▸ **Data rows**
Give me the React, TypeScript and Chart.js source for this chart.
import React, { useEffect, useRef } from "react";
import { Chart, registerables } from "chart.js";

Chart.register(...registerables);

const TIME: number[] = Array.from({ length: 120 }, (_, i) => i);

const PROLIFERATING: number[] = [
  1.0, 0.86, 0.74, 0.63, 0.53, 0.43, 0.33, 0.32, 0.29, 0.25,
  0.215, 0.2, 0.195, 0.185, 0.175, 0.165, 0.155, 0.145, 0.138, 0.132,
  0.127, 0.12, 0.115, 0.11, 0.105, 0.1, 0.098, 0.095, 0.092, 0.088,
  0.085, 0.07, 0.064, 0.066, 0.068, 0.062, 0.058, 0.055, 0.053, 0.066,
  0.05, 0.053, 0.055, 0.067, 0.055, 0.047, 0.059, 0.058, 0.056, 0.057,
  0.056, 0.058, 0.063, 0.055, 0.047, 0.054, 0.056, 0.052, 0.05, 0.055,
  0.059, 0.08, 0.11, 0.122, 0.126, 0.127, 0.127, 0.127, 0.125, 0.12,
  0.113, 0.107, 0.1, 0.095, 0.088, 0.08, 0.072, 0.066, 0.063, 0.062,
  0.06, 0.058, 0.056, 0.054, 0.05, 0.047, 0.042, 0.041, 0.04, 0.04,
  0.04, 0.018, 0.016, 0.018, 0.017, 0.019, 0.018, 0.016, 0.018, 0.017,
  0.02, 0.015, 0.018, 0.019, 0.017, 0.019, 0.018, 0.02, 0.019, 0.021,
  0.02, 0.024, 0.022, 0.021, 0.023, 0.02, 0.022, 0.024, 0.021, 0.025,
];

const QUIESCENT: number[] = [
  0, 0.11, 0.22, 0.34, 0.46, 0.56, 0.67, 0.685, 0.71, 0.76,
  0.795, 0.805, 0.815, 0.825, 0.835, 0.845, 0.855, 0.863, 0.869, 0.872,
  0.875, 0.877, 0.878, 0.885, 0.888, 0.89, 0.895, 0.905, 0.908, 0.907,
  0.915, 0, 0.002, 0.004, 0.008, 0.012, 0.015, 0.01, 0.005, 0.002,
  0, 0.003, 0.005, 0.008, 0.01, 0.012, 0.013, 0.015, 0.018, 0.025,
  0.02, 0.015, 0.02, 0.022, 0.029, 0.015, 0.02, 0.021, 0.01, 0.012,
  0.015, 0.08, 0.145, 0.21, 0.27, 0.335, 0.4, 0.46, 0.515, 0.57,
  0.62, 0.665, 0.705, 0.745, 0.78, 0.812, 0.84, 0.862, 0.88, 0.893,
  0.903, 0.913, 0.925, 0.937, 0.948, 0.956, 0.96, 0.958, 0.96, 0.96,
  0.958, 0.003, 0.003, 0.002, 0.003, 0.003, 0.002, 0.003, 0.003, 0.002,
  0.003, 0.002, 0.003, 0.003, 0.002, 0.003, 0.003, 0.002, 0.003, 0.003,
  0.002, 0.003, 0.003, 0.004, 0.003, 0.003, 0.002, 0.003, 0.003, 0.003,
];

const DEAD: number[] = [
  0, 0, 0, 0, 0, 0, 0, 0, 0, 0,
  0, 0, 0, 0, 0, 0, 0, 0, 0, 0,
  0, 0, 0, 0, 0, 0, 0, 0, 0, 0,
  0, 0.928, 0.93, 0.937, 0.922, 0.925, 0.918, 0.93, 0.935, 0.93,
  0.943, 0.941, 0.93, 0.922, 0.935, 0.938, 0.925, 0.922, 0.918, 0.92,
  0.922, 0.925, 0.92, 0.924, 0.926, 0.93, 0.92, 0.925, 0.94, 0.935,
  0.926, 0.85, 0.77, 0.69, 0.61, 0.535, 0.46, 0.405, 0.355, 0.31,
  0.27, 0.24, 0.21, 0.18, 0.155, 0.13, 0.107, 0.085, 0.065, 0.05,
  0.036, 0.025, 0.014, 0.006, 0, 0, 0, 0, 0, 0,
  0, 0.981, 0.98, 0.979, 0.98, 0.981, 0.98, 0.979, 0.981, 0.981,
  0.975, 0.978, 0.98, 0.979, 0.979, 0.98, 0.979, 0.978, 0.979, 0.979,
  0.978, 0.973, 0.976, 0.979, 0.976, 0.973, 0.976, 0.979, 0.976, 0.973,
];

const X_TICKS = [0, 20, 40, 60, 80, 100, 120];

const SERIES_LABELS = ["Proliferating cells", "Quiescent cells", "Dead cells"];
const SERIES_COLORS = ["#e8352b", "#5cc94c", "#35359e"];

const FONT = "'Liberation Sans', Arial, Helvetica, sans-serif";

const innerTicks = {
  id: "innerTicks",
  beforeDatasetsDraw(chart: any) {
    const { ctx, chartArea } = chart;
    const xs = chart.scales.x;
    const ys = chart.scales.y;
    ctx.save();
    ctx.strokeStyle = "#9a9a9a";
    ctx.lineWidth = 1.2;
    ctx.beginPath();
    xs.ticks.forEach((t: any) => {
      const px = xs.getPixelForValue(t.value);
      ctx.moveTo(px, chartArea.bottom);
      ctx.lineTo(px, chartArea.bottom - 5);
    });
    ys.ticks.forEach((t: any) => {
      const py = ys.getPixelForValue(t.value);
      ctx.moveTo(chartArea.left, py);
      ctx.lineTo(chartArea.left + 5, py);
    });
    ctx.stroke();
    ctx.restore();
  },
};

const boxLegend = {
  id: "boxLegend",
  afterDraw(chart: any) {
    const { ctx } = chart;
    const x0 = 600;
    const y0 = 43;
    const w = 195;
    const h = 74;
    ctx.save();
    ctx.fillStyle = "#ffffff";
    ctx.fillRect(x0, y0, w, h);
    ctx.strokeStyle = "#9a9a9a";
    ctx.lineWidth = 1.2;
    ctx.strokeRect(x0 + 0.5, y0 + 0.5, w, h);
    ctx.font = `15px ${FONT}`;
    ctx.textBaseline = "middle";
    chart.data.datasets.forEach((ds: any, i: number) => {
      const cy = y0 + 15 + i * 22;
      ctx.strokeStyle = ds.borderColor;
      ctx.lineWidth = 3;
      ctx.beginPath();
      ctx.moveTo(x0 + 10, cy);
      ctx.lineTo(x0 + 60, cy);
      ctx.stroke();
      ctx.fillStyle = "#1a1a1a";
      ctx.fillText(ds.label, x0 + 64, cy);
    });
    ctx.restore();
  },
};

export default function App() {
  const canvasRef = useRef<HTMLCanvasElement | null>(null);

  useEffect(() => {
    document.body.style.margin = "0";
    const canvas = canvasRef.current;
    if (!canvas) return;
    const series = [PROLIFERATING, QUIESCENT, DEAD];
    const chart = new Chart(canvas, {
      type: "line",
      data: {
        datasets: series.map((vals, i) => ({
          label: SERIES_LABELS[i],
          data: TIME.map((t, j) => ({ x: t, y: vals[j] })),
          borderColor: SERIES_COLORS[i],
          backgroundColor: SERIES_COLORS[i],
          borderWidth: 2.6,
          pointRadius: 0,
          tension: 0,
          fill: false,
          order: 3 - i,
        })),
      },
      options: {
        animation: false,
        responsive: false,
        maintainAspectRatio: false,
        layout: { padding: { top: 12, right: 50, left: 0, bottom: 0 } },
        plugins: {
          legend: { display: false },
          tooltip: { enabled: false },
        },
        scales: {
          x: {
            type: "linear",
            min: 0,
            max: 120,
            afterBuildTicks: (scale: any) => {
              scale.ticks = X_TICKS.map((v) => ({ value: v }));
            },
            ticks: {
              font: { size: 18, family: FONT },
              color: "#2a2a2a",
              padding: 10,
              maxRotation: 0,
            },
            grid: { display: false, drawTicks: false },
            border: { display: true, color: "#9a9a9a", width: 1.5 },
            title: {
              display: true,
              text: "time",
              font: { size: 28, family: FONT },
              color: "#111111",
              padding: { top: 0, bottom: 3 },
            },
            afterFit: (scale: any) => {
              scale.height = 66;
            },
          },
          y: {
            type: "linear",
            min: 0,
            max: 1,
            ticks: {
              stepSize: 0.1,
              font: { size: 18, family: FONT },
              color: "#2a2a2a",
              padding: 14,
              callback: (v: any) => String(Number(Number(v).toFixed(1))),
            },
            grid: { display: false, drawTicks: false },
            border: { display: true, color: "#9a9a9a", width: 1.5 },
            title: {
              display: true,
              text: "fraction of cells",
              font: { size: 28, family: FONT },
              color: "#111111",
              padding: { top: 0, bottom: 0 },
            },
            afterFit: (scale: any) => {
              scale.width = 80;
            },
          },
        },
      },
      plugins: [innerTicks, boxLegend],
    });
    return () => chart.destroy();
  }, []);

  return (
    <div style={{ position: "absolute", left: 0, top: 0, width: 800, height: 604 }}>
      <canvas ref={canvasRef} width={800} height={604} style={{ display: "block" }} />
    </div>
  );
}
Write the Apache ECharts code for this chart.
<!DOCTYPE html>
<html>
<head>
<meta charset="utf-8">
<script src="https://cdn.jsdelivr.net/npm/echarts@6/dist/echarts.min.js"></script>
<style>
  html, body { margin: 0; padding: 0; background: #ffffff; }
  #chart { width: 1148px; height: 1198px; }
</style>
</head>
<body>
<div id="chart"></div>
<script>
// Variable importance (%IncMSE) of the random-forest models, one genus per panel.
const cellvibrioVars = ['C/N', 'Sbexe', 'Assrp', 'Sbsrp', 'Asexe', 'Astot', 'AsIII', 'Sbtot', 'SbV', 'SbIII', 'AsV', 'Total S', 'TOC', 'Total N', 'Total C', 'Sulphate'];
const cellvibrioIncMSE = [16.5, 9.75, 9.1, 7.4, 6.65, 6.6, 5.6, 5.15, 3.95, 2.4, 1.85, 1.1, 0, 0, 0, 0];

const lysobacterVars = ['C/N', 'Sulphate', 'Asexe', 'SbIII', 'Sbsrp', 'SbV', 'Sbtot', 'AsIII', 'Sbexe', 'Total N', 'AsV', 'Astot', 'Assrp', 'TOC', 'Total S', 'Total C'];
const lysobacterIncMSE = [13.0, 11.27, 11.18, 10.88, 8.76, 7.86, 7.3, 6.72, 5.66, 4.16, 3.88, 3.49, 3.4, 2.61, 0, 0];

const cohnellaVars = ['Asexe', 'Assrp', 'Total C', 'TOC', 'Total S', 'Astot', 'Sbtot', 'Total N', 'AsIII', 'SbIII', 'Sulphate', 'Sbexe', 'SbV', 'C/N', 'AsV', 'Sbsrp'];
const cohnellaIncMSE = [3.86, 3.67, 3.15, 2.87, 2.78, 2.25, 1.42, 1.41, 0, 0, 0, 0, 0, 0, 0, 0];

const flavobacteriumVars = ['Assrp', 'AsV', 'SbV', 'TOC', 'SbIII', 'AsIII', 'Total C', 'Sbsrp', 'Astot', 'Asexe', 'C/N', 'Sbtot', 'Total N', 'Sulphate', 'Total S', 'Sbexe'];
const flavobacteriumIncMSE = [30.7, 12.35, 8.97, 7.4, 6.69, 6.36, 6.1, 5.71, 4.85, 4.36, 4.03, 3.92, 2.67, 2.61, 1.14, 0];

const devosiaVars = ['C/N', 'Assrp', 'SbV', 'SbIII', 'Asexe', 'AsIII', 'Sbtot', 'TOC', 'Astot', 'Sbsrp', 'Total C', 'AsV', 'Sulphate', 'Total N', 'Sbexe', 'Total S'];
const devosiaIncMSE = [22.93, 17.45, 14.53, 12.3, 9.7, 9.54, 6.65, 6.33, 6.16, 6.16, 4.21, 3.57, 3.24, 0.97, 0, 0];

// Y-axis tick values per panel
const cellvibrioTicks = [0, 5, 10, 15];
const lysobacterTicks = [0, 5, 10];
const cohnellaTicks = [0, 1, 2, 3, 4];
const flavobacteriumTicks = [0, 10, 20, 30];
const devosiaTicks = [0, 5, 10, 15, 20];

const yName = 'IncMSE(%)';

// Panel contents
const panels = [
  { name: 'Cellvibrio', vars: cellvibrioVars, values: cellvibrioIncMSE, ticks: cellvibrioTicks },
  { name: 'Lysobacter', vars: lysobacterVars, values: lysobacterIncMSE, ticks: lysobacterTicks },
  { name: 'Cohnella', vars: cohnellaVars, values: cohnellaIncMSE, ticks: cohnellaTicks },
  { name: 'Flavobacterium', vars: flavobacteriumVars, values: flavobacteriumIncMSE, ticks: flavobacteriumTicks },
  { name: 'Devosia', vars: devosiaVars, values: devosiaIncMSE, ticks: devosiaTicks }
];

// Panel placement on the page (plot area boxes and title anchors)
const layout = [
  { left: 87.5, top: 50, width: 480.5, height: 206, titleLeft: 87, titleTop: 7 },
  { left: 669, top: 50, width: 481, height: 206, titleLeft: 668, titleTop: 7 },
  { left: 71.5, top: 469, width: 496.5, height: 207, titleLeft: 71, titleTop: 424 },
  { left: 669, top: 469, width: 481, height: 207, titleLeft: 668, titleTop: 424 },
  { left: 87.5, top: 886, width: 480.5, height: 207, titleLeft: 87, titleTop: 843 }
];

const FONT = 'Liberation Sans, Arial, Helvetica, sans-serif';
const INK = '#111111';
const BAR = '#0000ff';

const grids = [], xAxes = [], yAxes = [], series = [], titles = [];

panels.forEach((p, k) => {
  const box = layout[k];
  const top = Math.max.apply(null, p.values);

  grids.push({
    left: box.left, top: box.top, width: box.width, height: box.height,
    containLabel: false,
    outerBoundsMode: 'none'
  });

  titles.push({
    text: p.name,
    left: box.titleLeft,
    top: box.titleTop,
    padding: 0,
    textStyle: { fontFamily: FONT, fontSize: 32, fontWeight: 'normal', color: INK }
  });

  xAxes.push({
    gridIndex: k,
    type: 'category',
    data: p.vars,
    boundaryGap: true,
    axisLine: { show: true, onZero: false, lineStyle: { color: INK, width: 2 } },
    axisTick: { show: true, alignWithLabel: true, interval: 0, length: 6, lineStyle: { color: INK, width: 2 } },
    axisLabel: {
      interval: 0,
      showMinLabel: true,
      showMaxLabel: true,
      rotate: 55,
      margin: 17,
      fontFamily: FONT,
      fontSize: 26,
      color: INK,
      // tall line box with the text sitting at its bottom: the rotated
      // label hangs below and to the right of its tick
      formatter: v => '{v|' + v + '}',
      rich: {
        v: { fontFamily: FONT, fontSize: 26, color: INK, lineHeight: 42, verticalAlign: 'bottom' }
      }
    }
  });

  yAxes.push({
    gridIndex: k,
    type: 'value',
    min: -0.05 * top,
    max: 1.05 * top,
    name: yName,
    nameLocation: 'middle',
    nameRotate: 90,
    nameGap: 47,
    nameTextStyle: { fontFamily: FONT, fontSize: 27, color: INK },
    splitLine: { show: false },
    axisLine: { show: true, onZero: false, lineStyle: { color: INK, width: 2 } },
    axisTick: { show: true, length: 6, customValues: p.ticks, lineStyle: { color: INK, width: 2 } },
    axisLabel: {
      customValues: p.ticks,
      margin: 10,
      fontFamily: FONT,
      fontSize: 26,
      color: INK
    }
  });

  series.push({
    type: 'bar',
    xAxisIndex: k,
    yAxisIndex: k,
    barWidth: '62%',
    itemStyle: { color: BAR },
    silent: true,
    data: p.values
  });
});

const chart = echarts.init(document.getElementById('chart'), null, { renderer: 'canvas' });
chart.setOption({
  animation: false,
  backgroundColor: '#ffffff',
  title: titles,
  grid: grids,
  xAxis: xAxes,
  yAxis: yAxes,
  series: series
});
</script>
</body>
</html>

▸ **Task description**
Report back each line of the entries that holds the string "this".

▸ **Finished answer**
Give me the React, TypeScript and Chart.js source for this chart.
Write the Apache ECharts code for this chart.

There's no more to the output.